Trigate collects $225m for latest fund – exclusive

The Dallas-based real estate firm has raised the capital for a first close exclusively from returning investors.

Trigate Capital, the Dallas-based private equity real estate firm, has garnered $225 million in commitments for its third fund from returning institutional investors, sources with knowledge of the fundraising process told PERE.

The firm has a $350 million target for the fund with a hard cap of $400 million. Trigate declined to comment.

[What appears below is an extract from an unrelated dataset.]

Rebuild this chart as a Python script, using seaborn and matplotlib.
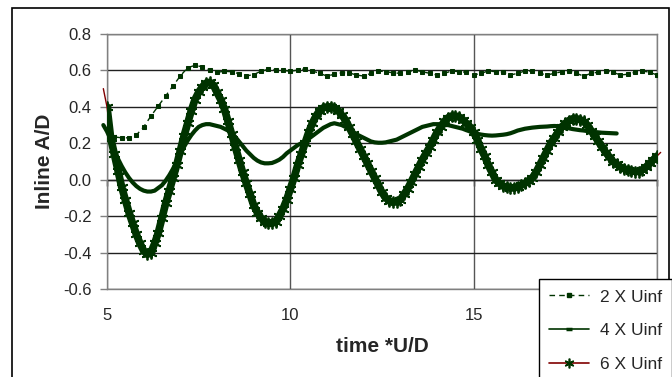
import numpy as np
import pandas as pd
import matplotlib
matplotlib.use("Agg")
import matplotlib.pyplot as plt
import seaborn as sns
from matplotlib.lines import Line2D
from matplotlib.patches import Rectangle

# ---------------- data ----------------
series_labels = ["2 X Uinf", "4 X Uinf", "6 X Uinf"]

# 2 X Uinf : samples every 0.2 from t = 5.0
t2_start, t2_step = 5.0, 0.2
a2 = [0.25, 0.235, 0.23, 0.23, 0.245, 0.29, 0.35, 0.405, 0.46, 0.515,
      0.57, 0.615, 0.628, 0.62, 0.603, 0.59, 0.595, 0.593, 0.582, 0.57,
      0.577, 0.596, 0.606, 0.604, 0.601, 0.595, 0.602, 0.608, 0.597, 0.584,
      0.569, 0.579, 0.587, 0.587, 0.575, 0.569, 0.584, 0.597, 0.593, 0.587,
      0.584, 0.59, 0.602, 0.593, 0.584, 0.575, 0.584, 0.597, 0.593, 0.59,
      0.575, 0.584, 0.597, 0.593, 0.59, 0.575, 0.584, 0.597, 0.597, 0.584,
      0.575, 0.584, 0.593, 0.597, 0.584, 0.569, 0.584, 0.59, 0.597, 0.59,
      0.575, 0.579, 0.59, 0.597, 0.59, 0.575]

# 4 X Uinf : samples every 0.1 from t = 4.9
t4_start, t4_step = 4.9, 0.1
a4 = [0.30, 0.265, 0.22, 0.165, 0.115, 0.075, 0.04, 0.01, -0.015, -0.035,
      -0.05, -0.06, -0.065, -0.065, -0.06, -0.045, -0.03, -0.005, 0.025, 0.06,
      0.10, 0.14, 0.18, 0.215, 0.245, 0.27, 0.29, 0.30, 0.305, 0.305,
      0.30, 0.295, 0.29, 0.28, 0.27, 0.255, 0.235, 0.21, 0.185, 0.16,
      0.14, 0.12, 0.105, 0.095, 0.09, 0.09, 0.092, 0.10, 0.11, 0.125,
      0.145, 0.16, 0.175, 0.19, 0.20, 0.21, 0.225, 0.24, 0.255, 0.27,
      0.285, 0.295, 0.305, 0.31, 0.305, 0.30, 0.29, 0.28, 0.265, 0.25,
      0.24, 0.23, 0.22, 0.21, 0.205, 0.203, 0.203, 0.205, 0.21, 0.215,
      0.22, 0.23, 0.24, 0.25, 0.26, 0.27, 0.28, 0.29, 0.295, 0.30,
      0.305, 0.305, 0.305, 0.30, 0.30, 0.295, 0.29, 0.285, 0.28, 0.272,
      0.265, 0.258, 0.252, 0.248, 0.245, 0.243, 0.242, 0.243, 0.245, 0.247,
      0.25, 0.255, 0.262, 0.27, 0.275, 0.28, 0.283, 0.286, 0.288, 0.29,
      0.291, 0.292, 0.294, 0.295, 0.294, 0.29, 0.286, 0.282, 0.278, 0.275,
      0.272, 0.27, 0.267, 0.264, 0.262, 0.26, 0.258, 0.257, 0.256, 0.255,
      0.254]

# 6 X Uinf : samples every 0.1 from t = 4.9
t6_start, t6_step = 4.9, 0.1
a6 = [0.50, 0.40, 0.23, 0.14, 0.05, -0.04, -0.11, -0.18, -0.24, -0.30,
      -0.35, -0.39, -0.41, -0.40, -0.35, -0.29, -0.21, -0.13, -0.06, 0.01,
      0.08, 0.16, 0.24, 0.31, 0.38, 0.44, 0.48, 0.51, 0.53, 0.535,
      0.52, 0.48, 0.44, 0.39, 0.32, 0.25, 0.18, 0.11, 0.04, -0.02,
      -0.08, -0.14, -0.18, -0.21, -0.23, -0.24, -0.24, -0.23, -0.20, -0.16,
      -0.11, -0.05, 0.01, 0.08, 0.14, 0.20, 0.26, 0.31, 0.35, 0.38,
      0.395, 0.40, 0.40, 0.395, 0.38, 0.355, 0.33, 0.29, 0.25, 0.21,
      0.17, 0.13, 0.09, 0.05, 0.01, -0.03, -0.07, -0.10, -0.115, -0.125,
      -0.12, -0.11, -0.08, -0.05, -0.01, 0.03, 0.07, 0.11, 0.145, 0.18,
      0.22, 0.26, 0.29, 0.32, 0.34, 0.35, 0.35, 0.345, 0.33, 0.31,
      0.29, 0.26, 0.22, 0.17, 0.13, 0.08, 0.04, 0.00, -0.02, -0.035,
      -0.04, -0.045, -0.045, -0.04, -0.03, -0.02, -0.005, 0.01, 0.04, 0.08,
      0.12, 0.16, 0.20, 0.23, 0.26, 0.29, 0.31, 0.325, 0.335, 0.335,
      0.33, 0.32, 0.30, 0.27, 0.24, 0.21, 0.18, 0.15, 0.125, 0.10,
      0.085, 0.07, 0.06, 0.055, 0.05, 0.045, 0.045, 0.055, 0.07, 0.09,
      0.11, 0.13, 0.15]

x_ticks = [5, 10, 15, 20]
x_tick_labels = ["5", "10", "15", ""]   # "20" is hidden under the legend
y_ticks = [-0.6, -0.4, -0.2, 0.0, 0.2, 0.4, 0.6, 0.8]
y_tick_labels = ["-0.6", "-0.4", "-0.2", "0.0", "0.2", "0.4", "0.6", "0.8"]
x_label = "time *U/D"
y_label = "Inline A/D"

t2 = np.round(t2_start + t2_step * np.arange(len(a2)), 2)
t4 = np.round(t4_start + t4_step * np.arange(len(a4)), 2)
t6 = np.round(t6_start + t6_step * np.arange(len(a6)), 2)

df2 = pd.DataFrame({"t": t2, "A": a2})
df4 = pd.DataFrame({"t": t4, "A": a4})
df6 = pd.DataFrame({"t": t6, "A": a6})
df6_in = df6[(df6.t >= 5.0 - 1e-9) & (df6.t <= 20.0 + 1e-9)]

# ---------------- style ----------------
sns.set_style("white")
plt.rcParams["font.family"] = ["Liberation Sans", "DejaVu Sans"]

GREEN = "#003300"
RED = "#800000"
AST = (6, 2, 0)

W, H = 672, 377
fig = plt.figure(figsize=(W / 100, H / 100), dpi=100)
ax = fig.add_axes([107 / W, 1 - 289 / H, 550 / W, 255 / H])

# 2 X Uinf
sns.lineplot(data=df2, x="t", y="A", ax=ax, estimator=None, sort=False,
             color=GREEN, linewidth=1.0, linestyle=(0, (4, 3)),
             marker="s", markersize=3.2, markeredgecolor=GREEN,
             markerfacecolor=GREEN, zorder=3)
# 4 X Uinf
sns.lineplot(data=df4, x="t", y="A", ax=ax, estimator=None, sort=False,
             color=GREEN, linewidth=3.0, zorder=3, clip_on=False)
# 6 X Uinf : thin red line, dense green asterisk markers
sns.lineplot(data=df6, x="t", y="A", ax=ax, estimator=None, sort=False,
             color=RED, linewidth=1.0, zorder=4, clip_on=False)
sns.lineplot(data=df6_in, x="t", y="A", ax=ax, estimator=None, sort=False,
             color=GREEN, linewidth=5.5, zorder=5)
sns.lineplot(data=df6_in, x="t", y="A", ax=ax, estimator=None, sort=False,
             color=GREEN, linestyle="none", marker=AST, markersize=8.5,
             markeredgewidth=1.3, markeredgecolor=GREEN, zorder=6)

ax.set_xlim(5, 20)
ax.set_ylim(-0.6, 0.8)
ax.set_xticks(x_ticks)
ax.set_xticklabels(x_tick_labels)
ax.set_yticks(y_ticks)
ax.set_yticklabels(y_tick_labels)

ax.set_axisbelow(True)
ax.yaxis.grid(True, color="#202020", linewidth=1.0)
ax.xaxis.grid(True, color="#555555", linewidth=1.0)

for s in ax.spines.values():
    s.set_color("#808080")
    s.set_linewidth(1.0)
    s.set_visible(True)

ax.tick_params(axis="y", direction="out", length=5, width=1, color="#808080",
               labelsize=12, pad=6, left=True)
ax.tick_params(axis="x", length=0, labelsize=12, pad=14)

# horizontal axis line crossing at zero with small ticks
sec = ax.secondary_xaxis(0.6 / 1.4)
sec.set_xticks(x_ticks)
sec.tick_params(direction="out", length=4, width=1, color="black",
                labelbottom=False, labeltop=False)
sec.spines["bottom"].set_color("black")
sec.spines["bottom"].set_linewidth(1.0)

ax.set_xlabel(x_label, fontsize=15, fontweight="bold")
ax.xaxis.set_label_coords(0.5, -0.19)
ax.set_ylabel(y_label, fontsize=15, fontweight="bold")
ax.yaxis.set_label_coords(-0.096, 0.5)

handles = [
    Line2D([], [], color=GREEN, linewidth=1.0, linestyle=(0, (4, 3)),
           marker="s", markersize=3.2, markeredgecolor=GREEN, markerfacecolor=GREEN),
    Line2D([], [], color=GREEN, linewidth=1.2, marker="_", markersize=5,
           markeredgewidth=2.5, markeredgecolor=GREEN),
    Line2D([], [], color=RED, linewidth=1.2, marker=AST, markersize=7,
           markeredgewidth=1.2, markeredgecolor=GREEN),
]
leg = fig.legend(handles, series_labels, loc="upper left",
                 bbox_to_anchor=(539 / W, 1 - 279 / H),
                 bbox_transform=fig.transFigure, frameon=True, fancybox=False,
                 edgecolor="black", facecolor="white", framealpha=1,
                 fontsize=12.5, handlelength=2.3, handletextpad=0.6,
                 labelspacing=1.08, borderpad=0.6, borderaxespad=0)
leg.get_frame().set_linewidth(1.0)

# outer chart border
fig.patches.append(Rectangle((12 / W, -0.05), (669 - 12) / W, 1 - 7.5 / H + 0.05,
                             transform=fig.transFigure, fill=False,
                             edgecolor="black", linewidth=1.2))

fig.savefig("out.png", dpi=100)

PERE understands that while the firm has not yet started officially marketing TriGate Property Partners III it held a first close for the vehicle in December. The firm closed TriGate Property Partners II on $324 million in June 2013 and finished deploying capital from the vehicle last month.

Trigate draws capital from institutional investors, many of which returned for commitments to the latest fund, including the San Francisco Employees’ Retirement System, which allocated $40 million to the second fund. The California State Teachers’ Retirement System, the largest teachers’ pension fund in the US, returned to invest in the third fund after committing $100 million to the firm’s second fund and was the sole investor in Trigate’s first $120 million fund in 2007, according to PERE Research & Analytics.

Sources said the firm has a plan for capital deployment similar to the earlier funds in the series, seeking distressed debt and equity of existing properties with the goal of value creation through the recapitalization and repositioning of Class A and B real estate assets. TriGate focuses its activities in Sunbelt markets including Florida, Georgia, Texas, Arizona, Colorado and California and has made multiple investments in suburban Boston and Chicago.

The firm’s recent activity includes purchasing a 90 percent stake in the Comerica Bank Tower, one of Dallas’ tallest skyscrapers, in October for $150 million, according to real estate data site Real Capital Analytics. CBRE Global Investors sold the property, built in 1987, at 65 percent occupancy, and M-M Properties, a Houston-based investment firm, held onto the 10 percent stake.